Friday, June 25, 2010

The Age of Crusades


24 February, 2010.

Dear Sachin,

One could feel the anguish that you have in yourself for not having driven your team to a major tournament victory or in other words to a major victory that you have so longed for. It’s awful to find oneself at a stage where one is compared to God. You must have found it hard to visualize a situation in which gods are expected to perform, to show their power; we live in the age of paradoxes: Ever heard Leo Tolstoy getting a Nobel or even Gandhi making up to it? Ever heard Pablo Picasso gathering alms in the form of State awards? Do we now hear the names of greats like Pete Sampras, the one who broke many records in getting prizes? What would possibly make us believe that greatness one is not born with greatness one cometh through the passage of time? It’s inspiring like the flow of a river that makes fertile all the land that comes in its way. I had always rebuked telepathy as something of having a metaphysical nature, something outrageous to human intelligence. And yet, I feel that inspiration is such a telepathy that crosses millions of brains in a fraction of second. How would one otherwise justify a person having no nearness to a certain sport (at least in the present) getting inspired with a thought of living a moment of pure obsession, and him getting all bliss, whatsoever is his share, juggling through the analysis of a certain Match.
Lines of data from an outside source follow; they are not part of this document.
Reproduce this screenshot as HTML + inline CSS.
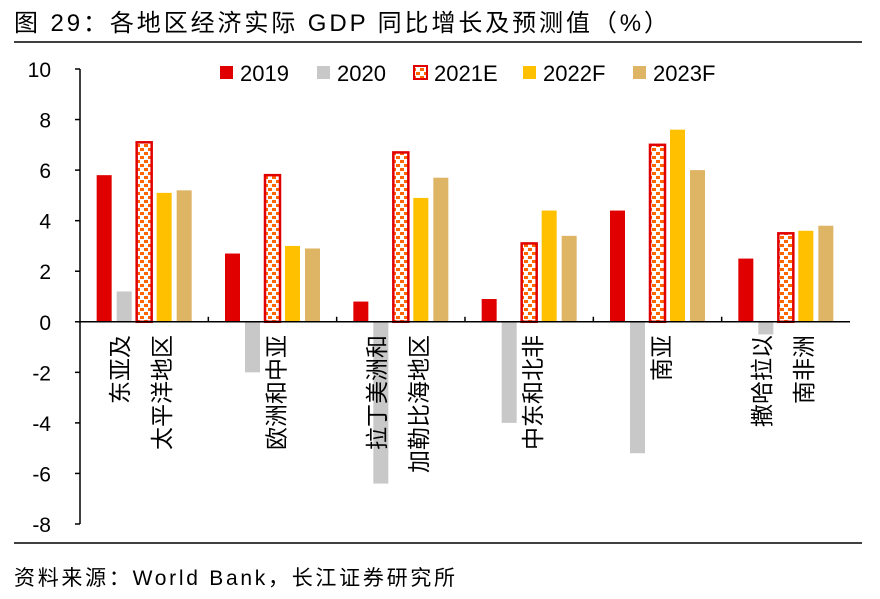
<!DOCTYPE html>
<html><head><meta charset="utf-8"><style>
body{margin:0;background:#fff;width:880px;height:594px;overflow:hidden;font-family:"Liberation Sans","Noto Sans CJK SC",sans-serif}
</style></head><body>
<svg id="chart" width="880" height="594" font-family="Liberation Sans, Noto Sans CJK SC, sans-serif">
<defs>
<pattern id="pat" width="8" height="8" patternUnits="userSpaceOnUse">
<rect width="8" height="8" fill="#fff"/>
<rect x="0" y="0" width="4" height="3" fill="#ff6600"/>
<rect x="4" y="4" width="4" height="3" fill="#ff6600"/>
</pattern>
</defs>
<text x="14" y="31" font-size="24" textLength="654" lengthAdjust="spacing" fill="#000">图 29：各地区经济实际 GDP 同比增长及预测值（%）</text>
<line x1="14" y1="42" x2="862" y2="42" stroke="#000" stroke-width="1.5"/>
<line x1="14" y1="543" x2="862" y2="543" stroke="#000" stroke-width="1.5"/>
<text x="14" y="585" font-size="21" textLength="441" lengthAdjust="spacing" fill="#000">资料来源：World Bank，长江证券研究所</text>
<g id="plot"></g>
</svg>
<script>
const categories=[["东亚及","太平洋地区"],["欧洲和中亚"],["拉丁美洲和","加勒比海地区"],["中东和北非"],["南亚"],["撒哈拉以","南非洲"]];
const seriesNames=["2019","2020","2021E","2022F","2023F"];
const s2019=[5.8,2.7,0.8,0.9,4.4,2.5];
const s2020=[1.2,-2.0,-6.4,-4.0,-5.2,-0.5];
const s2021=[7.1,5.8,6.7,3.1,7.0,3.5];
const s2022=[5.1,3.0,4.9,4.4,7.6,3.6];
const s2023=[5.2,2.9,5.7,3.4,6.0,3.8];
const yTicks=[10,8,6,4,2,0,-2,-4,-6,-8];
const series=[s2019,s2020,s2021,s2022,s2023];
const colors=["#e00000","#c8c8c8","url(#pat)","#ffc000","#deb465"];
const NS="http://www.w3.org/2000/svg";
const g=document.getElementById('plot');
const x0=80,x1=850,yTop=69,yBot=524,yMax=10,yMin=-8;
const y=v=>yTop+(yMax-v)/(yMax-yMin)*(yBot-yTop);
const gw=(x1-x0)/categories.length;
function mk(t,a){const e=document.createElementNS(NS,t);for(const k in a)e.setAttribute(k,a[k]);g.appendChild(e);return e;}
let e=mk('line',{x1:x0,y1:yTop,x2:x0,y2:yBot,stroke:'#000','stroke-width':1.5});


yTicks.forEach(t=>{
 let l=mk('line',{x1:x0-5,y1:y(t),x2:x0,y2:y(t),stroke:'#000','stroke-width':1.5});
 
 
 let tx=mk('text',{x:51,y:y(t)+8,'font-size':21,'text-anchor':'end'});tx.textContent=t;
 
 
});
const bw=15,pitch=20;
categories.forEach((c,i)=>{
 const cx=x0+gw*(i+0.5);
 series.forEach((s,j)=>{
  const v=s[i];const bx=cx+(j-2)*pitch-bw/2;
  const top=Math.min(y(v),y(0)),h=Math.abs(y(v)-y(0));
  let r=mk('rect',{x:bx,y:top,width:bw,height:h,fill:colors[j]});
  if(j==2){r.setAttribute('stroke','#e00000');r.setAttribute('stroke-width','2.5');}
  
  
 });
 const n=c.length;
 c.forEach((line,k)=>{
  const lx=n==1?cx+4:cx-24+k*42;
  let t=mk('text',{x:0,y:0,'font-size':23,'text-anchor':'end',transform:`translate(${lx+8},${335}) rotate(-90)`});
  t.textContent=line;
  
  
 });
});
e=mk('line',{x1:x0,y1:y(0),x2:x1,y2:y(0),stroke:'#000','stroke-width':1.5});


for(let i=1;i<categories.length;i++){
 let l=mk('line',{x1:x0+gw*i,y1:y(0)-5,x2:x0+gw*i,y2:y(0),stroke:'#000','stroke-width':1.5});
 
 
}
const legX=[220,317,414,523,633];
seriesNames.forEach((nm,j)=>{
 let r=mk('rect',{x:legX[j],y:66,width:13,height:13,fill:colors[j]});
 if(j==2){r.setAttribute('stroke','#e00000');r.setAttribute('stroke-width','2');}
 
 
 let t=mk('text',{x:legX[j]+20,y:81,'font-size':22});t.textContent=nm;
 
 
});
</script>
</body></html>
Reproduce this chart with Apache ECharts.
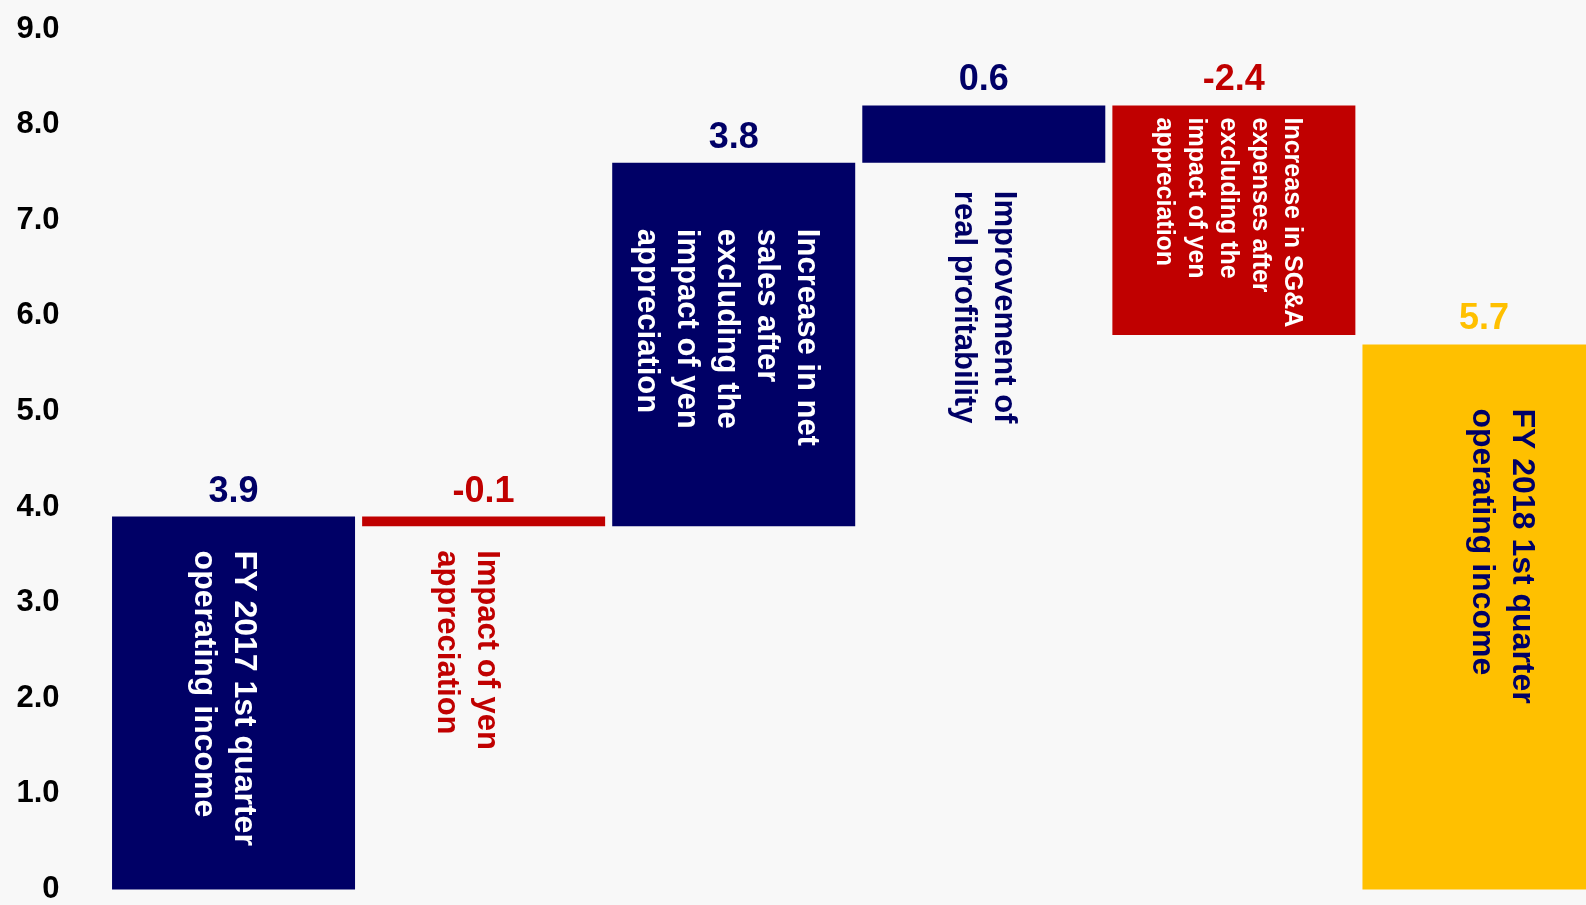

In my country, we never mix professionalism with vocation. The former is either considered a sacrilege of certain traditional values or something only to a group of highly privileged individuals. You changed its definition, you made it a part of sports; a domain that badly required it. Today India’s greatness in not counted in terms of its prosperity, and it’s awful, it’s counted in terms of culture that this country brings into the global scene. A sport, mainly cricket, has become a part of the popular imagination. Sachin has played his role. A country that is terminally sick and badly needs a surgery and where every professional success is required to pass through personnel whims, a high level of perfection still exists, it’s impeccable and hence beyond the reach of any personnel bias. Cricket and, up to a certain extent, Bollywood have guided India through what could be considered as a self inflicted poverty. These two domains have had a far superior ideological reach than any popular ideology itself. And yet, they required a certain catalyst to be considered as religions (in the sense that Opium held for Marx). Bollywood, however saw many a demi-gods, Cricket never saw it till the arrival of Tendulkar.

Recently, a cricketer made a comment that Tendulkar was born to play cricket. This notion was to my mind highly reducing, he was born to live like any other mortal sole, and then die. The choice that he made was certainly complicated as he not being a part of generation that had played cricket: in India, dynasty means a lot. So, the choice was not only a difficult one, but it also would have complicated the otherwise smooth ideology of a middle class family; take birth, work and then rest. The expression becomes self explanatory when Tendulkar says that he would make his bat work in a certain way.